Dataset excerpts:
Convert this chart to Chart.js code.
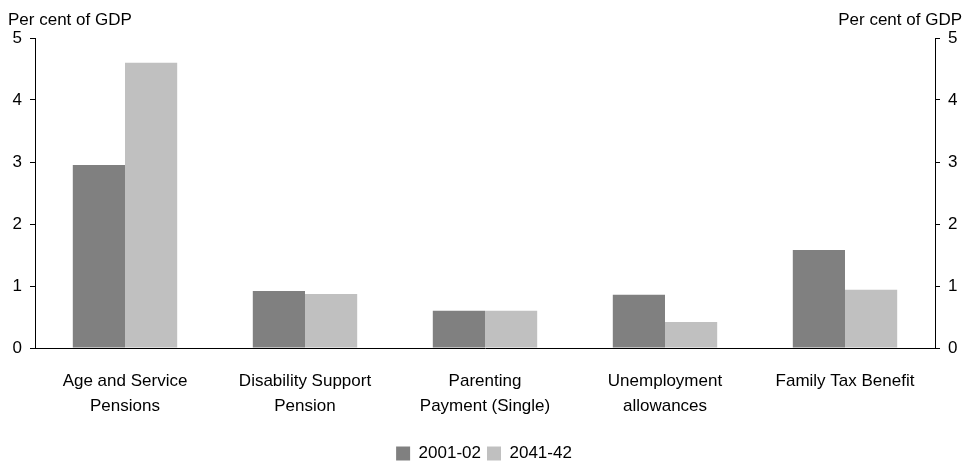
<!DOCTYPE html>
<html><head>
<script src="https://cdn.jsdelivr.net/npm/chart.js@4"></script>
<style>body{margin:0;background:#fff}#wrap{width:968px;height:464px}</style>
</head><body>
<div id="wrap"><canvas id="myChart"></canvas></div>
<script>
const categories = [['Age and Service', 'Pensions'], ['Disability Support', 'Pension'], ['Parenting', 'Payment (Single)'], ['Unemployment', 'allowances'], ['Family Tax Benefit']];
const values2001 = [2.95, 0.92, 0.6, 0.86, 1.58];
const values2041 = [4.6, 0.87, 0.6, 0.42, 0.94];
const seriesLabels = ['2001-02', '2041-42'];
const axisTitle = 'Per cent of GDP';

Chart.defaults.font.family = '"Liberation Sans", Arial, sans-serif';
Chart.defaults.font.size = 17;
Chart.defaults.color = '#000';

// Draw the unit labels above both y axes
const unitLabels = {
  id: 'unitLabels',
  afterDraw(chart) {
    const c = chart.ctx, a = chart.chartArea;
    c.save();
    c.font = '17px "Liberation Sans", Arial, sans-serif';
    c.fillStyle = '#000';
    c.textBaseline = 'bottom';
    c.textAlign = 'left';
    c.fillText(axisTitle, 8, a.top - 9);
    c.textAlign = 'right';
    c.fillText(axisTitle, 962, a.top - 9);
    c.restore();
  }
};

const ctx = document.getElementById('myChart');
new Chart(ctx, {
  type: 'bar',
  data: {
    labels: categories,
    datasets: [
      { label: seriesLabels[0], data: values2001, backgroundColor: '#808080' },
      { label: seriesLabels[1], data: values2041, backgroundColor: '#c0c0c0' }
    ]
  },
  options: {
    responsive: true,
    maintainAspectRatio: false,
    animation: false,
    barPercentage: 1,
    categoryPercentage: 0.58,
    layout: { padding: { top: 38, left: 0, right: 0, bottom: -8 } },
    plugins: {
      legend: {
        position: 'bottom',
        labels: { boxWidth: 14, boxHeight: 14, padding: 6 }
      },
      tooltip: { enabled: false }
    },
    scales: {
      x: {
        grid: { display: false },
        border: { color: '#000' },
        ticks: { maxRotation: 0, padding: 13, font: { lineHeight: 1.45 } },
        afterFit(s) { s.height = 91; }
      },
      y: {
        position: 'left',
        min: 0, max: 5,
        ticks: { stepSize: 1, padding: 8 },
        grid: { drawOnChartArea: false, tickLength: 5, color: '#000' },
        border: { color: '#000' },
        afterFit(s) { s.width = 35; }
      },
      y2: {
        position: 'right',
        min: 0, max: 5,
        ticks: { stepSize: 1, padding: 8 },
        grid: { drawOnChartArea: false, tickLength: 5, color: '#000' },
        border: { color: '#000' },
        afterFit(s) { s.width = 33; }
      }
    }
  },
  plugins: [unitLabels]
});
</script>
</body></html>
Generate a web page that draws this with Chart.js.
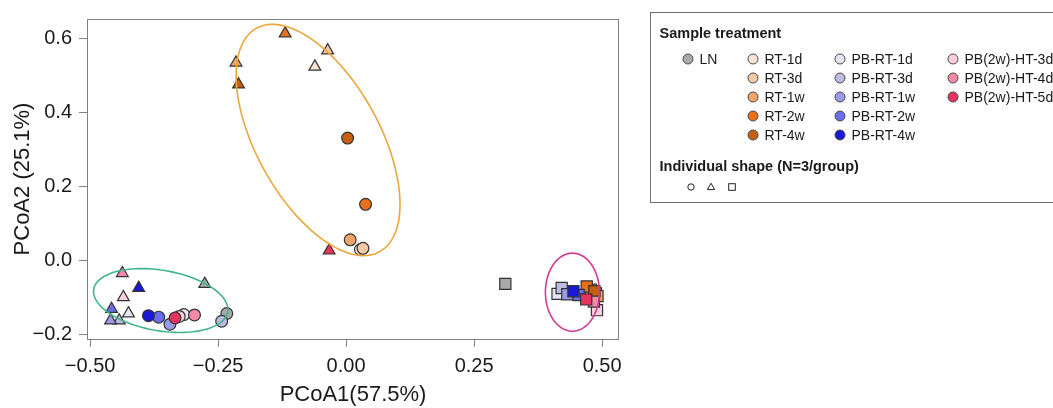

Objective:
Each record above should come back exactly the same, only without its pictures.

Finished exercise:
Convert this chart to Chart.js code.
<!DOCTYPE html>
<html><head>
<script src="https://cdn.jsdelivr.net/npm/chart.js@4"></script>
<style>body{margin:0;background:#fff}#wrap{width:968px;height:464px}</style>
</head><body>
<div id="wrap"><canvas id="myChart"></canvas></div>
<script>
const categories = [['Age and Service', 'Pensions'], ['Disability Support', 'Pension'], ['Parenting', 'Payment (Single)'], ['Unemployment', 'allowances'], ['Family Tax Benefit']];
const values2001 = [2.95, 0.92, 0.6, 0.86, 1.58];
const values2041 = [4.6, 0.87, 0.6, 0.42, 0.94];
const seriesLabels = ['2001-02', '2041-42'];
const axisTitle = 'Per cent of GDP';

Chart.defaults.font.family = '"Liberation Sans", Arial, sans-serif';
Chart.defaults.font.size = 17;
Chart.defaults.color = '#000';

// Draw the unit labels above both y axes
const unitLabels = {
  id: 'unitLabels',
  afterDraw(chart) {
    const c = chart.ctx, a = chart.chartArea;
    c.save();
    c.font = '17px "Liberation Sans", Arial, sans-serif';
    c.fillStyle = '#000';
    c.textBaseline = 'bottom';
    c.textAlign = 'left';
    c.fillText(axisTitle, 8, a.top - 9);
    c.textAlign = 'right';
    c.fillText(axisTitle, 962, a.top - 9);
    c.restore();
  }
};

const ctx = document.getElementById('myChart');
new Chart(ctx, {
  type: 'bar',
  data: {
    labels: categories,
    datasets: [
      { label: seriesLabels[0], data: values2001, backgroundColor: '#808080' },
      { label: seriesLabels[1], data: values2041, backgroundColor: '#c0c0c0' }
    ]
  },
  options: {
    responsive: true,
    maintainAspectRatio: false,
    animation: false,
    barPercentage: 1,
    categoryPercentage: 0.58,
    layout: { padding: { top: 38, left: 0, right: 0, bottom: -8 } },
    plugins: {
      legend: {
        position: 'bottom',
        labels: { boxWidth: 14, boxHeight: 14, padding: 6 }
      },
      tooltip: { enabled: false }
    },
    scales: {
      x: {
        grid: { display: false },
        border: { color: '#000' },
        ticks: { maxRotation: 0, padding: 13, font: { lineHeight: 1.45 } },
        afterFit(s) { s.height = 91; }
      },
      y: {
        position: 'left',
        min: 0, max: 5,
        ticks: { stepSize: 1, padding: 8 },
        grid: { drawOnChartArea: false, tickLength: 5, color: '#000' },
        border: { color: '#000' },
        afterFit(s) { s.width = 35; }
      },
      y2: {
        position: 'right',
        min: 0, max: 5,
        ticks: { stepSize: 1, padding: 8 },
        grid: { drawOnChartArea: false, tickLength: 5, color: '#000' },
        border: { color: '#000' },
        afterFit(s) { s.width = 33; }
      }
    }
  },
  plugins: [unitLabels]
});
</script>
</body></html>
Generate a web page that draws this with Chart.js.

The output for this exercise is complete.